As of 2009, 60% of the humans on earth are reported by the UN to possess a cellular telephone, 75% of which are in developing countries. There are now 5 billion cell phone subscriptions current active in the world. Just ten years ago, this number was, relatively speaking, next to nil. This technology has not only proliferated itself evenly over the face of the globe, but it has inveigle itself deeply within the cultural matrix of almost every country on the planet. Without regard for race, culture, background, or even location, the cell phone has become the prime medium through which people communicate on earth.

In the ten years since I began traveling, the way that my species communicates has changed drastically. It is now a very strange act to not have a mobile phone connected to you at all times. The cell phone has permeated itself into the collective culture of the planet — it is how humans communicate.

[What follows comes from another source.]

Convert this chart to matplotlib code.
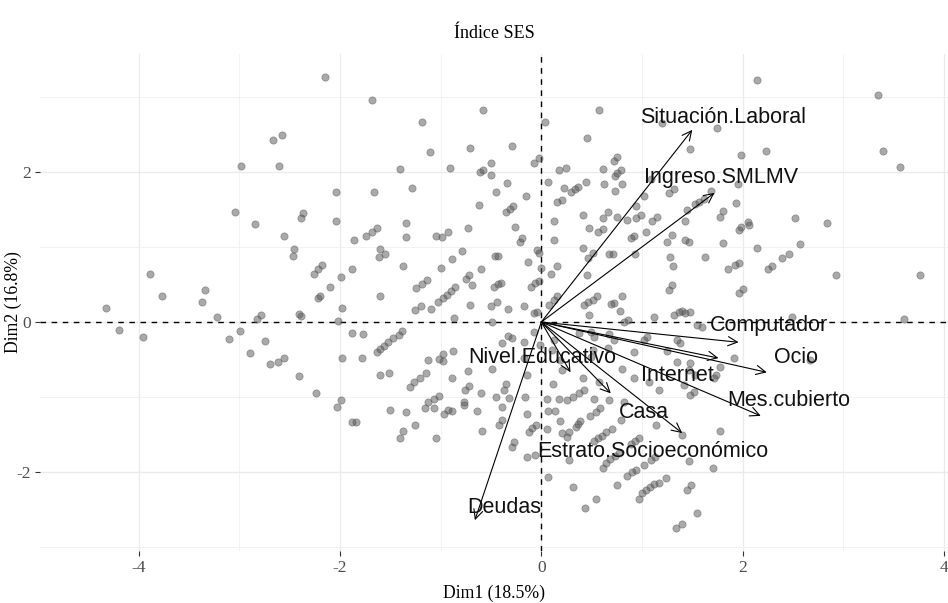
import matplotlib
matplotlib.use("Agg")
import matplotlib.pyplot as plt
from matplotlib.ticker import MultipleLocator

plt.rcParams["axes.unicode_minus"] = False

ind_x = [
    -2.58, -2.67, -2.98, -2.61, -3.04, -2.84, -2.39, -2.37,
    -2.15, -1.68, -1.19, -1.11, -1.40, -2.04, -1.66, -1.28, -0.58, -0.71, -0.29, -0.91, -0.61,
    -0.58, -0.50, -0.50, -0.34, -0.45, -0.62, -0.35, -0.31, -0.28, -2.04, -1.34,
    0.04, 0.57, 0.45, 1.20, 1.75, 1.48, -0.07, -0.02, 0.07, -0.15, 0.18, 0.25, 0.23, 0.29, 0.33,
    0.36, 0.44, 0.16, 0.21, 0.61, 0.62, 0.72, 0.75, 0.79, 0.75, 0.73, 0.80, 0.73, 1.09, 1.02, 1.27,
    1.32, 1.69, 1.62, 1.57, 1.53, 1.45, 1.80, 1.78, 0.13, 0.41, 0.61, 0.66, 0.75, 0.85, 0.94, 0.99,
    1.10, 1.15, 1.43, 0.94,
    2.14, 3.34, 1.98, 2.23, 3.39, 3.56, 1.95, 1.93, 2.05, 2.52, 2.84,
    -2.56, -2.46, -2.47, -3.89, -3.77, -3.34, -3.37, -4.32, -3.22, -4.20, -3.96, -3.10, -2.99, -2.82,
    -2.78, -2.74, -2.89, -2.70, -2.62, -2.56, -2.41, -2.41, -2.39,
    -1.86, -1.74, -1.68, -1.63, -1.34,
    -1.05, -0.99, -0.93, -0.73, -0.26, -1.60, -1.55, -1.61, -1.37, -2.26, -2.22, -2.18, -1.99, -1.88,
    -2.10, -2.22, -2.20, -1.60, -1.98, -2.02, -1.24, -1.19, -1.14, -1.25, -1.20, -1.10, -1.03, -0.98,
    -0.94, -0.90, -0.86, -1.00, -0.89, -0.79, -0.60, -0.75, -0.72, -0.69, -0.71, -0.46, -0.43, -0.47,
    -0.43, -0.40, -0.50, -0.44, -0.33, -0.87, -0.49, -1.88, -1.77, -1.38, -1.41, -1.47, -1.52, -1.56,
    -1.60, -1.63, -1.98, -1.78, -1.13, -0.98, -1.02, -0.98, -0.88, -0.39, -0.33, -0.29, -1.60, -1.51,
    -1.30, -1.26, -1.21, -1.15, -0.89, -0.73, -2.24, -1.99, -1.13, -1.07, -1.02, -0.76, -0.72, -0.60,
    -0.77, -0.45, -0.37, -0.35, -0.49, -0.32,
    -0.19, -0.21, 0.13, 0.47, 0.56, 0.61, 0.89, 0.92, 1.04, 1.25, 1.30, 1.43, 1.47, 1.80,
    -0.04, -0.02, 0.41, 0.51, 0.46, 0.67, 0.71, 0.93, 1.28, 1.31, 1.63, 1.85,
    -0.13, 0.00, 0.16, 0.10, 0.45, -0.10, -0.06, -0.02, 1.30, 1.27,
    0.16, 0.13, 0.08, 0.42, 0.46, 0.51, 0.55, 0.69, 0.72, 0.80, 0.78,
    -0.17, -0.07, -0.04, 0.47, 0.82, 0.86, 1.12, 1.32, 1.37, 1.40, 1.43, 1.48, 1.55, 1.60,
    -0.07, -0.17, 0.13, 0.37, 0.49, 0.52, 0.67, 0.72, 1.05, 1.02, 1.35, 1.38,
    -0.01, 0.11, 0.51, 0.66, 0.92, 1.25, 1.48, 1.78,
    -0.17, 0.19, 0.21, 0.49, 0.80, 0.92, 1.07, 1.35, 1.47, 1.53, 1.72, 1.74,
    -0.14, 0.12, 0.41, 0.57, 1.17, 1.42, 1.48, 1.52,
    -0.16, 0.06, 0.18, 0.26, 0.31, 0.37, 0.42, 0.52, 0.67, 0.82,
    1.96, 1.98, 2.06, 2.14, 2.57, 2.46, 2.39, 2.29, 2.25, 1.96, 1.92, 2.00, 1.96, 2.93, 3.76, 2.49,
    3.60, 2.67, 1.91,
    -2.03, -1.88, -1.84, -1.50, -1.34, -1.37, -1.40, -1.25, -1.16, -1.07, -1.05, -0.97, -0.93, -0.89,
    -0.77, -0.64, -0.59, -0.39, -0.39, -0.42, -0.27, -0.29,
    -0.14, -0.12, -0.09, -0.05, 0.07, 0.14, 0.19, 0.06, -0.14, -0.06, 0.07,
    0.21, 0.26, 0.28, 0.34, 0.36, 0.38, 0.48, 0.54, 0.58,
    0.28, 0.31, 0.54, 0.43, 0.79,
    0.52, 0.56, 0.60, 0.64, 0.70,
    0.61, 0.64, 0.68, 0.73, 0.77, 0.75, 0.85, 0.90, 0.94,
    0.89, 0.93, 0.97, 1.02, 1.09, 1.13, 1.24,
    0.97, 1.00, 1.04, 1.08, 1.12, 1.17,
    1.14, 1.40, 1.47, 1.45, 1.49, 1.55, 1.34, 1.40, 1.71, 1.78,
]
ind_y = [
    2.49, 2.43, 2.08, 2.08, 1.46, 1.30, 1.38, 1.45,
    3.27, 2.96, 2.67, 2.26, 2.04, 1.73, 1.73, 1.79, 2.82, 2.32, 2.35, 2.05, 2.00,
    2.02, 2.12, 1.96, 1.85, 1.73, 1.56, 1.46, 1.51, 1.54, 1.35, 1.32,
    2.66, 2.82, 2.45, 2.65, 2.59, 2.30, 2.12, 2.18, 1.87, 1.68, 2.02, 2.05, 1.79, 1.73, 1.77,
    1.80, 1.86, 1.60, 1.63, 2.04, 1.84, 2.14, 2.20, 2.02, 1.98, 1.94, 1.84, 1.75, 1.90, 1.68, 1.72,
    1.77, 1.74, 1.64, 1.60, 1.57, 1.49, 1.48, 1.40, 1.35, 1.43, 1.38, 1.46, 1.40, 1.36, 1.39, 1.42,
    1.35, 1.40, 1.34, 1.54,
    3.23, 3.03, 2.23, 2.28, 2.28, 2.06, 1.84, 1.58, 1.33, 1.38, 1.32,
    1.15, 0.97, 0.88, 0.64, 0.35, 0.43, 0.27, 0.19, 0.07, -0.10, -0.20, -0.23, -0.12, 0.04,
    0.10, -0.25, -0.41, -0.56, -0.53, -0.48, -0.72, 0.11, 0.08,
    1.09, 1.15, 1.20, 1.25, 1.13,
    1.15, 1.13, 1.20, 1.25, 1.27, 0.97, 0.90, 0.86, 0.74, 0.64, 0.71, 0.76, 0.60, 0.70,
    0.47, 0.32, 0.34, 0.35, 0.19, 0.01, 0.45, 0.50, 0.56, 0.16, 0.21, 0.18, 0.26, 0.32,
    0.36, 0.41, 0.47, 0.72, 0.84, 0.95, 0.70, 0.57, 0.62, 0.49, 0.23, 0.88, 0.88, 0.47,
    0.50, 0.52, 0.21, 0.26, 0.17, 0.05, 0.00, -0.14, -0.16, -0.12, -0.17, -0.21, -0.27, -0.32,
    -0.36, -0.40, -0.48, -0.48, -0.51, -0.42, -0.49, -0.52, -0.39, -0.28, -0.18, -0.21, -0.70, -0.68,
    -0.86, -0.80, -0.75, -0.68, -0.74, -0.65, -0.94, -1.04, -1.06, -1.02, -0.98, -0.90, -0.85, -0.94,
    -1.07, -1.00, -0.91, -0.83, -0.62, -1.01,
    1.12, 1.07, 1.09, 1.25, 1.20, 1.24, 1.12, 1.14, 1.20, 1.07, 1.16, 1.09, 1.06, 1.05,
    0.96, 0.92, 0.98, 0.92, 0.85, 0.90, 0.90, 0.90, 0.86, 0.75, 0.86, 0.70,
    0.80, 0.72, 0.74, 0.64, 0.62, 0.47, 0.52, 0.54, 0.49, 0.43,
    0.34, 0.29, 0.23, 0.23, 0.26, 0.29, 0.34, 0.24, 0.25, 0.35, 0.15,
    0.21, 0.12, 0.13, 0.10, 0.00, 0.03, 0.07, 0.10, 0.13, 0.15, 0.12, 0.13, -0.04, -0.06,
    -0.13, -0.26, -0.24, -0.15, -0.13, -0.20, -0.16, -0.24, -0.20, -0.24, -0.24, -0.28,
    -0.31, -0.37, -0.37, -0.35, -0.40, -0.39, -0.55, -0.60,
    -0.48, -0.51, -0.64, -0.46, -0.62, -0.75, -0.80, -0.53, -0.64, -0.71, -0.75, -0.71,
    -0.71, -0.82, -0.75, -0.80, -0.91, -0.84, -0.97, -0.93,
    -1.00, -1.02, -1.02, -1.04, -1.00, -0.95, -0.91, -1.02, -1.04, -1.06,
    1.23, 1.27, 1.29, 0.99, 1.04, 0.90, 0.85, 0.74, 0.70, 0.78, 0.76, 0.44, 0.39, 0.62, 0.62, 0.07,
    0.04, -0.50, -0.48,
    -1.13, -1.33, -1.33, -1.17, -1.20, -1.45, -1.54, -1.37, -1.15, -1.15, -1.54, -1.23, -1.17, -1.19,
    -1.11, -1.19, -1.45, -1.13, -1.31, -1.37, -1.60, -1.66,
    -1.23, -1.46, -1.41, -1.37, -1.19, -1.19, -1.32, -1.42, -1.80, -1.77, -2.07,
    -1.48, -1.53, -1.47, -1.40, -1.36, -1.32, -1.25, -1.20, -1.15,
    -1.84, -2.20, -2.36, -2.48, -1.31,
    -1.59, -1.54, -1.52, -1.47, -1.43,
    -1.94, -1.88, -1.82, -1.78, -1.74, -2.17, -2.05, -2.00, -1.97,
    -1.62, -1.59, -1.54, -1.90, -1.84, -1.80, -2.08,
    -2.36, -2.28, -2.24, -2.20, -2.16, -2.15,
    -1.37, -1.50, -1.85, -2.24, -2.17, -2.54, -2.75, -2.69, -1.95, -1.45,
]

# Variables (flechas)
var_names = ["Situación.Laboral", "Ingreso.SMLMV", "Computador", "Ocio", "Internet",
             "Mes.cubierto", "Casa", "Estrato.Socioeconómico", "Nivel.Educativo", "Deudas"]
var_x = [1.50, 1.72, 1.96, 2.24, 1.76, 2.18, 1.40, 0.69, 0.29, -0.66]
var_y = [2.56, 1.72, -0.27, -0.67, -0.48, -1.25, -1.48, -0.95, -0.67, -2.64]

# posicion de las etiquetas (repel)
lab_x = [1.81, 1.79, 2.26, 2.53, 1.35, 2.46, 1.02, 1.11, 0.01, -0.37]
lab_y = [2.73, 1.92, -0.04, -0.47, -0.71, -1.04, -1.21, -1.73, -0.47, -2.47]

serif = ["Liberation Serif", "DejaVu Serif"]
sans = ["Liberation Sans", "DejaVu Sans"]

fig = plt.figure(figsize=(9.48, 6.03), dpi=100)
ax = fig.add_axes([40 / 948, 1 - 551 / 603, 908 / 948, 497 / 603])

ax.set_xlim(-4.98, 4.04)
ax.set_ylim(-3.05, 3.57)

ax.xaxis.set_major_locator(MultipleLocator(2))
ax.yaxis.set_major_locator(MultipleLocator(2))
ax.xaxis.set_minor_locator(MultipleLocator(1))
ax.yaxis.set_minor_locator(MultipleLocator(1))
ax.grid(True, which="major", color="#EBEBEB", lw=1.0)
ax.grid(True, which="minor", color="#F0F0F0", lw=0.6)
ax.set_axisbelow(True)
for s in ax.spines.values():
    s.set_visible(False)
ax.tick_params(which="minor", length=0)
ax.tick_params(which="major", length=3.5, width=0.8, color="#333333", pad=3,
               labelsize=12.5, labelcolor="#4D4D4D")
for lab in ax.get_xticklabels() + ax.get_yticklabels():
    lab.set_family(serif)

ax.axhline(0, color="black", lw=1.0, ls=(0, (4, 4)), zorder=2)
ax.axvline(0, color="black", lw=1.0, ls=(0, (4, 4)), zorder=2)

ax.scatter(ind_x, ind_y, s=27, color="#555555", alpha=0.5, linewidths=0.6, zorder=3)

for i in range(len(var_names)):
    ax.annotate("", xy=(var_x[i], var_y[i]), xytext=(0, 0),
                arrowprops=dict(arrowstyle="->,head_length=0.45,head_width=0.22",
                                lw=0.8, color="black", shrinkA=0, shrinkB=0,
                                mutation_scale=15),
                zorder=4)
    ax.text(lab_x[i], lab_y[i], var_names[i], ha="center", va="center",
            fontsize=15.5, family=sans, color="#111111", zorder=5)

fig.text(494 / 948, 1 - 33 / 603, "Índice SES", ha="center", va="center",
         fontsize=13, family=serif)
fig.text(494 / 948, 1 - 593 / 603, "Dim1 (18.5%)", ha="center", va="center",
         fontsize=12.7, family=serif)
fig.text(13 / 948, 1 - 302 / 603, "Dim2 (16.8%)", ha="center", va="center",
         rotation=90, fontsize=12.7, family=serif)

fig.savefig("out.png", dpi=100)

It is my impression that if you have a job, you can have a cell phone — they are priced to match nearly every income. But there is also a paradox at work here, as you now virtually NEED a mobile phone to have a job. Societies have been restructured all across the world to depend on the cell phone, especially in regards to employment. There are now few exceptions to this rule: even the lowest paid members of just about ANY society carry cell phones, and a good number of them, I am sure, must do so to stay employable.

The cell phone has grown from being an upper class toy to a real necessity for any person desirous of a job on planet earth in only ten years.

I can remember when I was trying to land an English teaching job in China around four years ago, I remember how no employer would even consider hiring me without a cell phone. I out rightly refused to carry one then — I would rather not work than engage in the power play of being “on call” at all hours. I would even be laughed out interviews for teaching jobs that I was otherwise qualified for:

“You don’t have a cell phone huh, huh, huh. How will we contact you?”
The mobile phone had already been so ingrained into the communication structure of Chinese society that people really had no idea that there were other ways to contact me. No, there were no longer any other ways.

Offering to potential employers in China that we could draw out a work schedule in advance was an overtly archaic suggestion, the society now works on the premise that appointments can be made and canceled at the push of a button. Work schedules, prior arrangements, and confirming that I would be somewhere at a certain time was not enough: I was still on an old model, the new world required that I could be contacted at any time to make ever shifting appointments. The world is now perpetually adjustable.

To work almost anywhere in the world demands that you follow the communication conventions of the society where you seek employment, you need to play by the rules of engagement. In this case the modus operandi of communication on planet earth is the cell phone. The working world no longer knows how to function without cellular communication, the personnel infrastructure of the planet is now 100% dependent on each member being easily contact each member at any time. I repeat, if you want to work on this planet –especially outside of the USA — you almost need to have a cellular telephone connected to you at all times.

The communication practices of world culture have been completely restructure in the past 10 years. It is amazing how quickly this happened, how quickly nearly every culture on the planet has created a similar social dependence on the cell phone. In 2002, only 15% of the world carried cell phones, this number is now far over 60%, and global cell subscriptions are predicted to go over the 5 billion mark this year.

5 billion active cell phones for 6.8 billion people.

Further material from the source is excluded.